Legal justice, social justice, personal justice
So, the laws our government makes and enforces should not merely follow the will of the people; the law should reflect the justice of Natural Law, of fundamental and universal human rights.
But justice requires more than human legislation. It is not enough to permit people of different skin color to use the same drinking fountain or to attend the same schools. People are more than just citizens; they are members of a society, a culture, and justice requires that they be treated as fully human in that social context.
Regarding race and ethnicity, this remains a live question in the U.S. Should there be such a thing as “black identity” (or “Irish” or “Latino” or anything else)? If so, how do people of diverse “identities” treat each other with fairness and respect?
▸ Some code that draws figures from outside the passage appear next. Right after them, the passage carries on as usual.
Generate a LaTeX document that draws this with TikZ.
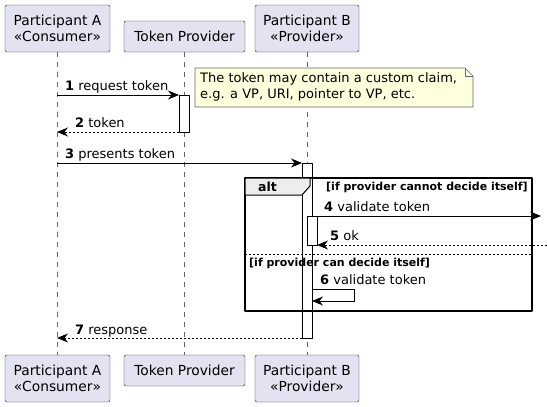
\documentclass[tikz,border=0pt]{standalone}
\usepackage{fontspec}
\setmainfont{DejaVu Sans}
\usetikzlibrary{arrows.meta}
\definecolor{partfill}{HTML}{E2E2F0}
\definecolor{notefill}{HTML}{FEFFDD}
\tikzset{
  part/.style={draw=black!85,fill=partfill,rounded corners=2pt,align=center,inner sep=0pt,font=\fontsize{13.8}{16}\selectfont},
  life/.style={draw=black!60,dash pattern=on 5pt off 5pt,line width=.8pt},
  msg/.style={-{Stealth[length=11pt,width=9pt,inset=3.5pt]},line width=.9pt},
  ret/.style={msg,dash pattern=on 2pt off 2pt},
  act/.style={draw,fill=white,line width=.9pt},
  lbl/.style={anchor=base west,inner sep=0pt,font=\fontsize{13}{15}\selectfont},
  cond/.style={anchor=base west,inner sep=0pt,font=\fontsize{11}{12}\selectfont\bfseries}
}
\begin{document}
\begin{tikzpicture}[x=1pt,y=-1pt,line join=round]
	\useasboundingbox (0,0) rectangle (547,407);
	% participants
	\node[part,minimum width=105pt,minimum height=47pt] (pa) at (57.5,28.5) {Participant A\\«Consumer»};
	\node[part,minimum width=121pt,minimum height=31pt] (tp) at (184.5,36.5) {Token Provider};
	\node[part,minimum width=104pt,minimum height=47pt] (pb) at (307,28.5) {Participant B\\«Provider»};
	\node[part,minimum width=105pt,minimum height=47pt] (pa2) at (57.5,378.5) {Participant A\\«Consumer»};
	\node[part,minimum width=121pt,minimum height=31pt] (tp2) at (184.5,370.5) {Token Provider};
	\node[part,minimum width=104pt,minimum height=47pt] (pb2) at (307,378.5) {Participant B\\«Provider»};
	\draw[life] (pa.south) -- (pa2.north);
	\draw[life] (tp.south) -- (tp2.north);
	\draw[life] (pb.south) -- (pb2.north);
	% note
	\draw[draw=black!60,fill=notefill,line width=.6pt] (195,68) -- (465,68) -- (473,76) -- (473,107) -- (195,107) -- cycle;
	\draw[draw=black!60,line width=.6pt] (465,68) -- (465,76) -- (473,76);
	\node[anchor=north west,align=left,inner sep=0pt,font=\fontsize{13}{16}\selectfont] (note) at (200,72) {The token may contain a custom claim,\\e.g. a VP, URI, pointer to VP, etc.};
	% activations
	\draw[act] (179,95) rectangle (189,132);
	\draw[act] (302,163) rectangle (312,338);
	% messages
	\coordinate (m1a) at (57,95);  \coordinate (m1b) at (179,95);
	\coordinate (m2a) at (179,132); \coordinate (m2b) at (57,132);
	\coordinate (m3a) at (57,163);  \coordinate (m3b) at (302,163);
	\draw[msg] (m1a) -- (m1b);
	\node[lbl] (l1) at (65,90) {\textbf{1} request token};
	\draw[ret] (m2a) -- (m2b);
	\node[lbl] (l2) at (75,127) {\textbf{2} token};
	\draw[msg] (m3a) -- (m3b);
	\node[lbl] (l3) at (65,158) {\textbf{3} presents token};
	% alt frame
	\draw[line width=1.5pt] (245,178) rectangle (532,311);
	\draw[line width=1pt,fill=black!7] (245,178) -- (310,178) -- (310,186) -- (302,195) -- (245,195) -- cycle;
	\node[cond,font=\fontsize{12.5}{14}\selectfont\bfseries] (alt) at (258,191) {alt};
	\node[cond] (c1) at (326,190) {[if provider cannot decide itself]};
	\draw[line width=.8pt,dash pattern=on 2pt off 2pt] (245,254) -- (532,254);
	\node[cond] (c2) at (249,266) {[if provider can decide itself]};
	\coordinate (m4a) at (312,216); \coordinate (m4b) at (541,216);
	\coordinate (m5a) at (547,245); \coordinate (m5b) at (317,245);
	\draw[msg] (m4a) -- (m4b);
	\node[lbl] (l4) at (324,211) {\textbf{4} validate token};
	\draw[act] (307,216) rectangle (317,245);
	\draw[ret] (m5a) -- (m5b);
	\node[lbl] (l5) at (330,240) {\textbf{5} ok};
	\coordinate (m6a) at (312,289); \coordinate (m6b) at (312,301);
	\draw[msg] (m6a) -- (354,289) -- (354,301) -- (m6b);
	\node[lbl] (l6) at (320,284) {\textbf{6} validate token};
	% response
	\coordinate (m7a) at (302,338); \coordinate (m7b) at (57,338);
	\draw[ret] (m7a) -- (m7b);
	\node[lbl] (l7) at (75,334) {\textbf{7} response};
\end{tikzpicture}
\end{document}
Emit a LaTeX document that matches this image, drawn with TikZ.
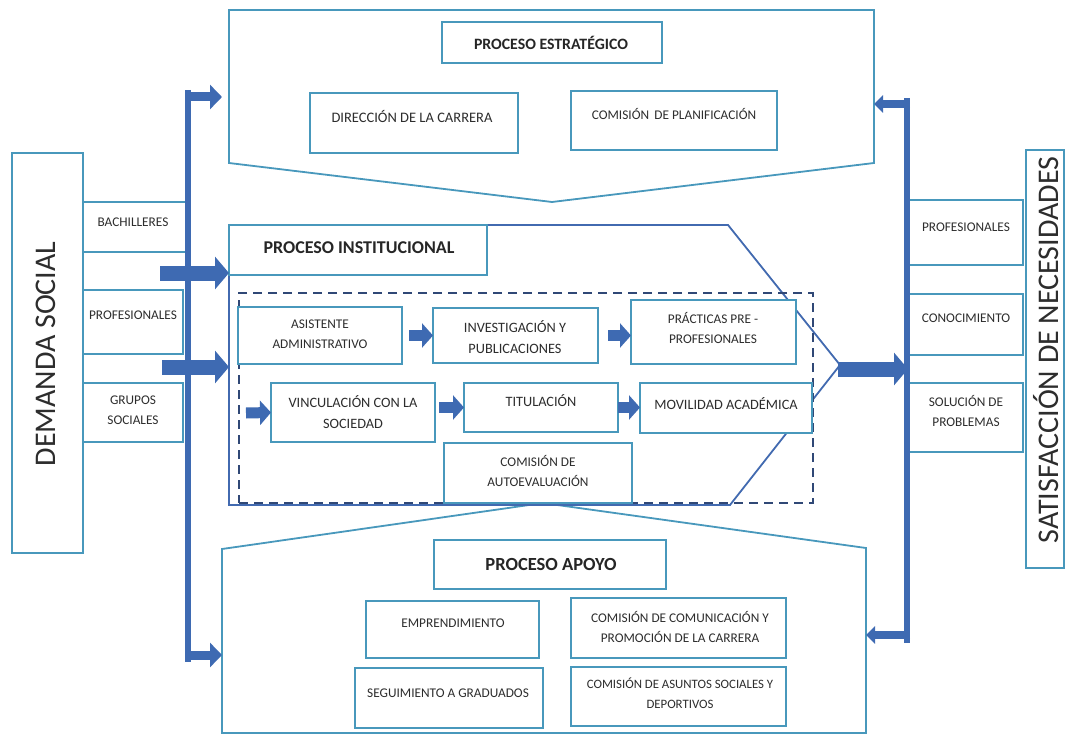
\documentclass[tikz,border=0pt]{standalone}
\usepackage{fontspec}
\setmainfont{Carlito}
\usetikzlibrary{arrows.meta}
\definecolor{teal}{RGB}{72,152,188}
\definecolor{instblue}{RGB}{66,106,176}
\definecolor{navy}{RGB}{48,72,118}
\definecolor{arrowc}{RGB}{62,106,178}
\definecolor{txtc}{RGB}{45,45,45}
\begin{document}
\begin{tikzpicture}[x=1pt,y=-1pt,
  box/.style={draw=teal, line width=1.8pt, fill=white, rectangle, inner sep=0pt, outer sep=0pt, anchor=north west},
  txt/.style={font=\fontsize{13.3}{20.5}\selectfont, text=txtc, align=center, inner sep=0pt},
  txtl/.style={txt, font=\fontsize{14.3}{21}\selectfont},
  ttl/.style={font=\bfseries\fontsize{15.8}{18}\selectfont, text=black!85, inner sep=0pt},
  bigtxt/.style={font=\fontsize{30}{32}\selectfont, text=txtc, inner sep=0pt},
  pent/.style={draw=teal, line width=1.8pt, fill=white, line join=miter},
  vline/.style={draw=arrowc, line width=6pt},
  bigarr/.style={draw=arrowc, line width=15pt, -{Triangle[length=14pt,width=32pt]}},
  midarr/.style={draw=arrowc, line width=9pt, -{Triangle[length=12pt,width=24pt]}},
  thinarr/.style={draw=arrowc, line width=8pt, -{Triangle[length=9pt,width=17pt]}},
  smarr/.style={draw=arrowc, line width=11pt, -{Triangle[length=11pt,width=24pt]}}
]
\useasboundingbox (0,0) rectangle (1067,735);

% ---------- left: demanda social ----------
\node[box, minimum width=71pt, minimum height=400pt] (dem) at (12,153) {};
\node[bigtxt, rotate=90] (demT) at (46,354) {DEMANDA SOCIAL};
\node[box, minimum width=105pt, minimum height=50pt] (bach) at (83,202) {};
\node[txt] (bachT) at (133,222) {BACHILLERES};
\node[box, minimum width=100pt, minimum height=64pt] (profL) at (83,290) {};
\node[txt] (profLT) at (133,315) {PROFESIONALES};
\node[box, minimum width=100pt, minimum height=59pt] (grup) at (83,383) {};
\node[txt] (grupT) at (133,410) {GRUPOS\\SOCIALES};

% ---------- top pentagon: estrategico ----------
\coordinate (e1) at (229,10);
\coordinate (e2) at (874,10);
\coordinate (e3) at (874,163);
\coordinate (e4) at (552,202);
\coordinate (e5) at (229,163);
\draw[pent] (e1) -- (e2) -- (e3) -- (e4) -- (e5) -- cycle;
\node[box, minimum width=220pt, minimum height=41pt] (estT) at (442,22) {};
\node[ttl] (estTT) at (551,43) {PROCESO ESTRATÉGICO};
\node[box, minimum width=208pt, minimum height=60pt] (dir) at (310,93) {};
\node[txt, font=\fontsize{14.5}{20}\selectfont] (dirT) at (412,116) {DIRECCIÓN DE LA CARRERA};
\node[box, minimum width=206pt, minimum height=59pt] (plan) at (571,91) {};
\node[txt] (planT) at (674,114) {COMISIÓN\, DE PLANIFICACIÓN};

% ---------- bottom pentagon: apoyo ----------
\coordinate (a1) at (222,549);
\coordinate (a2) at (543,503);
\coordinate (a3) at (866,548);
\coordinate (a4) at (866,733);
\coordinate (a5) at (222,733);
\draw[pent] (a1) -- (a2) -- (a3) -- (a4) -- (a5) -- cycle;
\node[box, minimum width=232pt, minimum height=49pt] (apoT) at (434,540) {};
\node[ttl, font=\bfseries\fontsize{18.5}{20}\selectfont] (apoTT) at (551,564) {PROCESO APOYO};
\node[box, minimum width=173pt, minimum height=57pt] (empr) at (366,601) {};
\node[txt] (emprT) at (453,623) {EMPRENDIMIENTO};
\node[box, minimum width=188pt, minimum height=60pt] (segu) at (355,668) {};
\node[txt] (seguT) at (448,693) {SEGUIMIENTO A GRADUADOS};
\node[box, minimum width=215pt, minimum height=60pt] (comu) at (571,598) {};
\node[txt] (comuT) at (680,627) {COMISIÓN DE COMUNICACIÓN Y\\PROMOCIÓN DE LA CARRERA};
\node[box, minimum width=215pt, minimum height=59pt] (asun) at (571,667) {};
\node[txt, font=\fontsize{12.8}{20.5}\selectfont] (asunT) at (680,693) {COMISIÓN DE ASUNTOS SOCIALES Y\\DEPORTIVOS};

% ---------- institutional ----------
\coordinate (i1) at (229,225);
\coordinate (i2) at (728,225);
\coordinate (i3) at (840,365);
\coordinate (i4) at (730,505);
\coordinate (i5) at (229,505);
\draw[draw=instblue, line width=1.8pt, fill=white] (i1) -- (i2) -- (i3) -- (i4) -- (i5) -- cycle;
\node[box, minimum width=258pt, minimum height=50pt] (insT) at (229,225) {};
\node[ttl, font=\bfseries\fontsize{18}{20}\selectfont] (insTT) at (359,248) {PROCESO INSTITUCIONAL};
\node[draw=navy, line width=2.2pt, dash pattern=on 9pt off 6pt, rectangle, inner sep=0pt, anchor=north west,
      minimum width=574pt, minimum height=210pt] (dash) at (238,292) {};

\node[box, minimum width=164pt, minimum height=57pt] (asis) at (238,307) {};
\node[txt] (asisT) at (320,334) {ASISTENTE\\ADMINISTRATIVO};
\node[box, minimum width=165pt, minimum height=55pt] (inv) at (433,308) {};
\node[txtl] (invT) at (515,337) {INVESTIGACIÓN Y\\PUBLICACIONES};
\node[box, minimum width=165pt, minimum height=64pt] (prac) at (631,300) {};
\node[txt] (pracT) at (713,328) {PRÁCTICAS PRE -\\PROFESIONALES};
\node[box, minimum width=164pt, minimum height=59pt] (vinc) at (271,383) {};
\node[txtl] (vincT) at (353,412) {VINCULACIÓN CON LA\\SOCIEDAD};
\node[box, minimum width=154pt, minimum height=49pt] (titu) at (464,383) {};
\node[txtl] (tituT) at (541,401) {TITULACIÓN};
\node[box, minimum width=172pt, minimum height=50pt] (movi) at (640,383) {};
\node[txtl] (moviT) at (726,404) {MOVILIDAD ACADÉMICA};
\node[box, minimum width=188pt, minimum height=60pt] (auto) at (444,443) {};
\node[txt] (autoT) at (538,471) {COMISIÓN DE\\AUTOEVALUACIÓN};

% small arrows inside
\coordinate (vin0) at (246,413);
\draw[smarr, shorten <=7pt] (asis.east) -- (inv.west);
\draw[smarr, shorten <=10pt] (inv.east) -- (inv.east -| prac.west);
\draw[smarr] (vin0) -- (vinc.west);
\draw[smarr, shorten <=4pt] (vinc.east |- titu.west) -- (titu.west);
\draw[smarr] (titu.east) -- (titu.east -| movi.west);

% ---------- right: satisfaccion ----------
\node[box, minimum width=38pt, minimum height=418pt] (sat) at (1026,150) {};
\node[bigtxt, rotate=90] (satT) at (1046,350) {SATISFACCIÓN DE NECESIDADES};
\node[box, minimum width=114pt, minimum height=65pt] (profR) at (909,200) {};
\node[txt] (profRT) at (966,227) {PROFESIONALES};
\node[box, minimum width=114pt, minimum height=61pt] (cono) at (909,294) {};
\node[txt] (conoT) at (966,318) {CONOCIMIENTO};
\node[box, minimum width=114pt, minimum height=69pt] (solu) at (909,383) {};
\node[txt] (soluT) at (966,411) {SOLUCIÓN DE\\PROBLEMAS};

% ---------- connectors ----------
% left distribution line
\coordinate (lvTop) at (188,90);
\coordinate (lvBot) at (188,662);
\draw[vline] (lvTop) -- (lvBot);
\coordinate (lvA) at (185,97);
\coordinate (lvB) at (185,655);
\coordinate (estIn) at (222,97);
\coordinate (apoIn) at (222,655);
\draw[midarr] (lvA) -- (estIn);
\draw[midarr] (lvB) -- (apoIn);
% arrows into institutional
\coordinate (in1) at (160,273);
\coordinate (in2) at (162,367);
\coordinate (in1t) at (229,273);
\coordinate (in2t) at (229,367);
\draw[bigarr] (in1) -- (in1t);
\draw[bigarr] (in2) -- (in2t);
% institutional out
\coordinate (outS) at (838,369);
\coordinate (outT) at (908,369);
\draw[bigarr] (outS) -- (outT);
% right distribution line
\coordinate (rvTop) at (907,98);
\coordinate (rvBot) at (907,643);
\draw[vline] (rvTop) -- (rvBot);
\coordinate (rvA) at (910,104);
\coordinate (rvB) at (910,635);
\coordinate (estOut) at (874,104);
\coordinate (apoOut) at (866,635);
\draw[thinarr] (rvA) -- (estOut);
\draw[thinarr] (rvB) -- (apoOut);
\end{tikzpicture}
\end{document}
Regarding abortion and euthanasia, this question is almost forbidden. The social climate thrusts the entire matter onto the individual, the mother of an “unwanted” child – as if there are no social implications to children being “unwanted.”
Finally, justice appears properly as a virtue in the actions of individuals. Today, in this situation, facing this person or these people, how does one act with fairness and respect? How does one give to each person what is due to him or her?
Justice begins by recognizing the dignity of every human person, based simply on the fact of his or her humanity. And this becomes obvious in our actions in times of crisis: look at the response to the earthquake in Haiti. No one questions whether the Haitians are human enough, or are worthy. It is enough to know that they are human, and that their suffering is beneath human dignity.
Justice is acting to restore that dignity, wherever it is threatened.